The message from the Tax Court is unambiguous: syndicated conservation easement transactions that rely on inflated appraisals will be disallowed, and the penalties will be severe. Taxpayers who claimed deductions through these transactions should evaluate their exposure and consider their options, which may include amended returns, IRS settlement initiatives, or, for some, litigation based on the specific facts of their transaction.

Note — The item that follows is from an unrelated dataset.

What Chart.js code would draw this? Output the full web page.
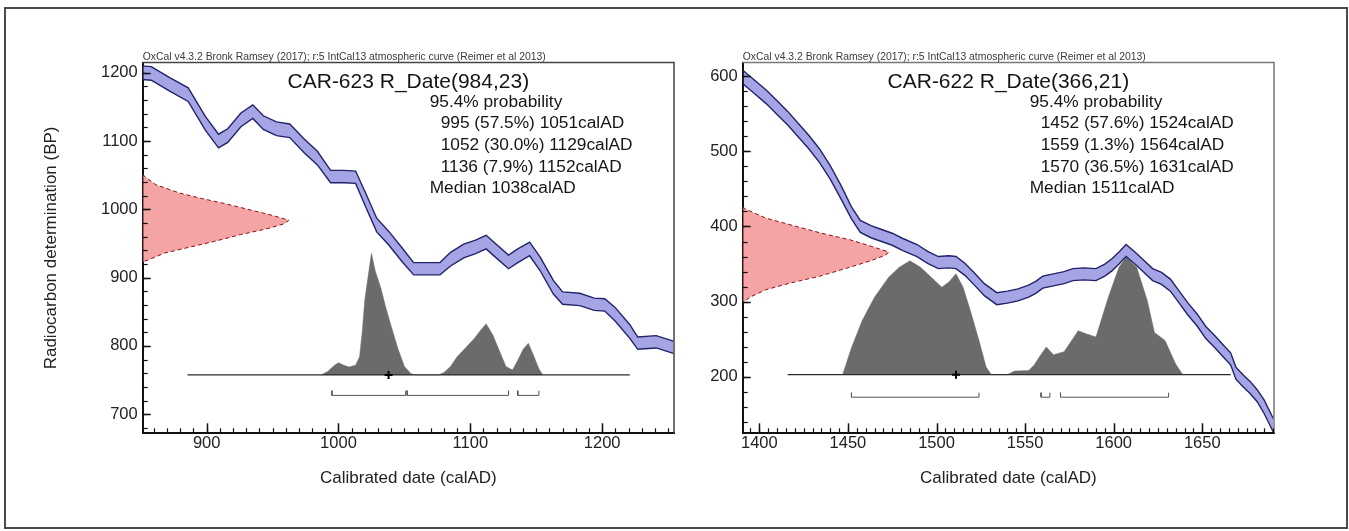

For taxpayers who hold legitimate conservation easements — donations of genuine conservation value supported by credible, independent appraisals — the syndicated easement enforcement campaign should not cause alarm. The IRS's focus is on abusive transactions, not on legitimate conservation. But the distinction between the two depends entirely on the quality of the appraisal, the independence of the appraiser, and the taxpayer's good faith in claiming the deduction.[5]

References

  1. [1] See, e.g., Green Valley Investors, LLC v. Commissioner, T.C. Memo. 2024-16; Plateau Holdings, LLC v. Commissioner, T.C. Memo. 2024-25 (imposing 40% gross valuation misstatement penalties on syndicated conservation easement transactions).
  2. [2] Notice 2017-10, 2017-4 I.R.B. 544 (identifying syndicated conservation easement transactions as listed transactions under Treas. Reg. § 1.6011-4(b)(2)).
  3. [3] IRC §§ 6662(a), (b)(2), (h). The 40% gross valuation misstatement penalty under § 6662(h) applies when the value or adjusted basis of any property claimed on a return is 200% or more of the amount determined to be the correct amount.
  4. [4] IRC § 6664(c)(1); see also Treas. Reg. § 1.6664-4(b) (setting forth factors relevant to the reasonable cause determination, including the taxpayer's experience, sophistication, and the nature of the investment).
  5. [5] For a thorough discussion of conservation easement valuation requirements, see Treas. Reg. § 1.170A-14(h) and the IRS Audit Technique Guide for Conservation Easements.

This article is for informational purposes only and does not constitute legal advice. The facts of every situation are different, and you should consult with a qualified attorney before taking action based on the information in this article.